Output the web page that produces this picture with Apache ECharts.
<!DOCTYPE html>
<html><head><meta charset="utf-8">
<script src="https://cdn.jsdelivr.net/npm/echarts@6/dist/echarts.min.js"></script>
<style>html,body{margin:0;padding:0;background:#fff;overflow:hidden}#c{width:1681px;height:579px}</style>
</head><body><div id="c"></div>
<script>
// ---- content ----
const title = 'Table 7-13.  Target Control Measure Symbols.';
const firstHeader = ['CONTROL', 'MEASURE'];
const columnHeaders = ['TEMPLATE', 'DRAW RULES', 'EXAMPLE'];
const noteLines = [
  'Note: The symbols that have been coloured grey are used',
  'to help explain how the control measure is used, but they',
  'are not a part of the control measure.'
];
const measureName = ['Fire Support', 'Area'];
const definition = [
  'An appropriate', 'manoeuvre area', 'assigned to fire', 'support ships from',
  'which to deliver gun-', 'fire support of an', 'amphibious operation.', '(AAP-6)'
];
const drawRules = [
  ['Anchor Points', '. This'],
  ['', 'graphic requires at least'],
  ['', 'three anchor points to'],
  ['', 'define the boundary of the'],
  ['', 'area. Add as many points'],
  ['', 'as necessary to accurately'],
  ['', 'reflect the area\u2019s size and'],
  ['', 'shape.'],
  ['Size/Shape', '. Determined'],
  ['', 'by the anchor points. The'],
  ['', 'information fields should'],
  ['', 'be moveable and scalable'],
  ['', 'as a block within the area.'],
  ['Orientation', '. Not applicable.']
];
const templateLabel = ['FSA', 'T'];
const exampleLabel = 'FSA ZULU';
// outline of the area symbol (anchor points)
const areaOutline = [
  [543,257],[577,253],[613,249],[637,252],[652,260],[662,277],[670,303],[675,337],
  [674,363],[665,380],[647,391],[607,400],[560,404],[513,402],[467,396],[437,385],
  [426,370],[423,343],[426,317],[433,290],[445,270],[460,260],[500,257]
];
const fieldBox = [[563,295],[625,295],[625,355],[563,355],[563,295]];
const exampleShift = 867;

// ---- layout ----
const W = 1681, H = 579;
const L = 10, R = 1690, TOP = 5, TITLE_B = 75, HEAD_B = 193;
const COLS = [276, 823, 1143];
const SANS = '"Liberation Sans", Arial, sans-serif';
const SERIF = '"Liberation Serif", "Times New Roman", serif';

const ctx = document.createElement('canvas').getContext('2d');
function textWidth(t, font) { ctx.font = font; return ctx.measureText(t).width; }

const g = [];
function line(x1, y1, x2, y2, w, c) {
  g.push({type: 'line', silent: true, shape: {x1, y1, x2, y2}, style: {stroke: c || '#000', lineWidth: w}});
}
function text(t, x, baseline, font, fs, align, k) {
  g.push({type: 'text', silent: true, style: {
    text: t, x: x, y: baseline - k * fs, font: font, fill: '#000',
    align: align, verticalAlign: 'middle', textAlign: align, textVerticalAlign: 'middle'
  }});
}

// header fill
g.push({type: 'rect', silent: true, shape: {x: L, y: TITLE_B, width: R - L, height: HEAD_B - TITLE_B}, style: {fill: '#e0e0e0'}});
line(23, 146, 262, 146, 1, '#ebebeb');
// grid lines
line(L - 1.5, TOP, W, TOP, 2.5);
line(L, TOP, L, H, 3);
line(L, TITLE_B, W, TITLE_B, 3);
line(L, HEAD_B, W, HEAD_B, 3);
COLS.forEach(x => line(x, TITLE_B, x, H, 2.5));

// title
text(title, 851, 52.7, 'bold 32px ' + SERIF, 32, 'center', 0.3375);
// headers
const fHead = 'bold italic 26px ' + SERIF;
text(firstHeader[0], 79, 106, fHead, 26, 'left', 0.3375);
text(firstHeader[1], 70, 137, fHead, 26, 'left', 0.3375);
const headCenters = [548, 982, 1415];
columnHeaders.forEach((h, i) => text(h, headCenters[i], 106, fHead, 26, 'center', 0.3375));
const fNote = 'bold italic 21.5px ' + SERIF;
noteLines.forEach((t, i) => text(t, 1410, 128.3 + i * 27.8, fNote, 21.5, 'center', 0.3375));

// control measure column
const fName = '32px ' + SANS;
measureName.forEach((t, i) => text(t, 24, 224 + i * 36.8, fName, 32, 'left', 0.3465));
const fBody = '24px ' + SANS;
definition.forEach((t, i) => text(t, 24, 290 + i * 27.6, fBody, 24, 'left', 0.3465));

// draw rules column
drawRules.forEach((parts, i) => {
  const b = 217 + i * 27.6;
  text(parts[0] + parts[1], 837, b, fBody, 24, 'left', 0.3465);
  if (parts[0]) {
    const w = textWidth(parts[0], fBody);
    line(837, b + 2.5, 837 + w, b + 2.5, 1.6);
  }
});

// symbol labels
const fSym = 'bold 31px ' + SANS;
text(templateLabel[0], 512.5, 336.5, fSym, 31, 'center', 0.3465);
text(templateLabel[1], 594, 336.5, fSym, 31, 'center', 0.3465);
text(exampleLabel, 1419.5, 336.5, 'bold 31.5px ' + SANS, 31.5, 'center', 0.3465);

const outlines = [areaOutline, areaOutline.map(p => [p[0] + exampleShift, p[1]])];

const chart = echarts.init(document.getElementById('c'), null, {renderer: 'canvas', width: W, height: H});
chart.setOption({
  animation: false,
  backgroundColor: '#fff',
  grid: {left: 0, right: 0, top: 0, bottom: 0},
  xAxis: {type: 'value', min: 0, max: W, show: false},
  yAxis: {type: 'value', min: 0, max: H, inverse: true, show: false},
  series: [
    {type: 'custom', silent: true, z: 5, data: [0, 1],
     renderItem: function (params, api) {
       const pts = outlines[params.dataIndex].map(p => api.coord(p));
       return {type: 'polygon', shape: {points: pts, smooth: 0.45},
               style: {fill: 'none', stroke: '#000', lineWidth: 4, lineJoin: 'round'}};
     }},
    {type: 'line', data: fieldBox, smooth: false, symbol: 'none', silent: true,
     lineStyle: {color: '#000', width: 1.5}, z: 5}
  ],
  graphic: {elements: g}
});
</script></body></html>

-----

• **Given problem**
Using the data above, reproduce every line exactly.

• **Result of the exercise**
Output the web page that produces this picture with Apache ECharts.
<!DOCTYPE html>
<html><head><meta charset="utf-8">
<script src="https://cdn.jsdelivr.net/npm/echarts@6/dist/echarts.min.js"></script>
<style>html,body{margin:0;padding:0;background:#fff;overflow:hidden}#c{width:1681px;height:579px}</style>
</head><body><div id="c"></div>
<script>
// ---- content ----
const title = 'Table 7-13.  Target Control Measure Symbols.';
const firstHeader = ['CONTROL', 'MEASURE'];
const columnHeaders = ['TEMPLATE', 'DRAW RULES', 'EXAMPLE'];
const noteLines = [
  'Note: The symbols that have been coloured grey are used',
  'to help explain how the control measure is used, but they',
  'are not a part of the control measure.'
];
const measureName = ['Fire Support', 'Area'];
const definition = [
  'An appropriate', 'manoeuvre area', 'assigned to fire', 'support ships from',
  'which to deliver gun-', 'fire support of an', 'amphibious operation.', '(AAP-6)'
];
const drawRules = [
  ['Anchor Points', '. This'],
  ['', 'graphic requires at least'],
  ['', 'three anchor points to'],
  ['', 'define the boundary of the'],
  ['', 'area. Add as many points'],
  ['', 'as necessary to accurately'],
  ['', 'reflect the area\u2019s size and'],
  ['', 'shape.'],
  ['Size/Shape', '. Determined'],
  ['', 'by the anchor points. The'],
  ['', 'information fields should'],
  ['', 'be moveable and scalable'],
  ['', 'as a block within the area.'],
  ['Orientation', '. Not applicable.']
];
const templateLabel = ['FSA', 'T'];
const exampleLabel = 'FSA ZULU';
// outline of the area symbol (anchor points)
const areaOutline = [
  [543,257],[577,253],[613,249],[637,252],[652,260],[662,277],[670,303],[675,337],
  [674,363],[665,380],[647,391],[607,400],[560,404],[513,402],[467,396],[437,385],
  [426,370],[423,343],[426,317],[433,290],[445,270],[460,260],[500,257]
];
const fieldBox = [[563,295],[625,295],[625,355],[563,355],[563,295]];
const exampleShift = 867;

// ---- layout ----
const W = 1681, H = 579;
const L = 10, R = 1690, TOP = 5, TITLE_B = 75, HEAD_B = 193;
const COLS = [276, 823, 1143];
const SANS = '"Liberation Sans", Arial, sans-serif';
const SERIF = '"Liberation Serif", "Times New Roman", serif';

const ctx = document.createElement('canvas').getContext('2d');
function textWidth(t, font) { ctx.font = font; return ctx.measureText(t).width; }

const g = [];
function line(x1, y1, x2, y2, w, c) {
  g.push({type: 'line', silent: true, shape: {x1, y1, x2, y2}, style: {stroke: c || '#000', lineWidth: w}});
}
function text(t, x, baseline, font, fs, align, k) {
  g.push({type: 'text', silent: true, style: {
    text: t, x: x, y: baseline - k * fs, font: font, fill: '#000',
    align: align, verticalAlign: 'middle', textAlign: align, textVerticalAlign: 'middle'
  }});
}

// header fill
g.push({type: 'rect', silent: true, shape: {x: L, y: TITLE_B, width: R - L, height: HEAD_B - TITLE_B}, style: {fill: '#e0e0e0'}});
line(23, 146, 262, 146, 1, '#ebebeb');
// grid lines
line(L - 1.5, TOP, W, TOP, 2.5);
line(L, TOP, L, H, 3);
line(L, TITLE_B, W, TITLE_B, 3);
line(L, HEAD_B, W, HEAD_B, 3);
COLS.forEach(x => line(x, TITLE_B, x, H, 2.5));

// title
text(title, 851, 52.7, 'bold 32px ' + SERIF, 32, 'center', 0.3375);
// headers
const fHead = 'bold italic 26px ' + SERIF;
text(firstHeader[0], 79, 106, fHead, 26, 'left', 0.3375);
text(firstHeader[1], 70, 137, fHead, 26, 'left', 0.3375);
const headCenters = [548, 982, 1415];
columnHeaders.forEach((h, i) => text(h, headCenters[i], 106, fHead, 26, 'center', 0.3375));
const fNote = 'bold italic 21.5px ' + SERIF;
noteLines.forEach((t, i) => text(t, 1410, 128.3 + i * 27.8, fNote, 21.5, 'center', 0.3375));

// control measure column
const fName = '32px ' + SANS;
measureName.forEach((t, i) => text(t, 24, 224 + i * 36.8, fName, 32, 'left', 0.3465));
const fBody = '24px ' + SANS;
definition.forEach((t, i) => text(t, 24, 290 + i * 27.6, fBody, 24, 'left', 0.3465));

// draw rules column
drawRules.forEach((parts, i) => {
  const b = 217 + i * 27.6;
  text(parts[0] + parts[1], 837, b, fBody, 24, 'left', 0.3465);
  if (parts[0]) {
    const w = textWidth(parts[0], fBody);
    line(837, b + 2.5, 837 + w, b + 2.5, 1.6);
  }
});

// symbol labels
const fSym = 'bold 31px ' + SANS;
text(templateLabel[0], 512.5, 336.5, fSym, 31, 'center', 0.3465);
text(templateLabel[1], 594, 336.5, fSym, 31, 'center', 0.3465);
text(exampleLabel, 1419.5, 336.5, 'bold 31.5px ' + SANS, 31.5, 'center', 0.3465);

const outlines = [areaOutline, areaOutline.map(p => [p[0] + exampleShift, p[1]])];

const chart = echarts.init(document.getElementById('c'), null, {renderer: 'canvas', width: W, height: H});
chart.setOption({
  animation: false,
  backgroundColor: '#fff',
  grid: {left: 0, right: 0, top: 0, bottom: 0},
  xAxis: {type: 'value', min: 0, max: W, show: false},
  yAxis: {type: 'value', min: 0, max: H, inverse: true, show: false},
  series: [
    {type: 'custom', silent: true, z: 5, data: [0, 1],
     renderItem: function (params, api) {
       const pts = outlines[params.dataIndex].map(p => api.coord(p));
       return {type: 'polygon', shape: {points: pts, smooth: 0.45},
               style: {fill: 'none', stroke: '#000', lineWidth: 4, lineJoin: 'round'}};
     }},
    {type: 'line', data: fieldBox, smooth: false, symbol: 'none', silent: true,
     lineStyle: {color: '#000', width: 1.5}, z: 5}
  ],
  graphic: {elements: g}
});
</script></body></html>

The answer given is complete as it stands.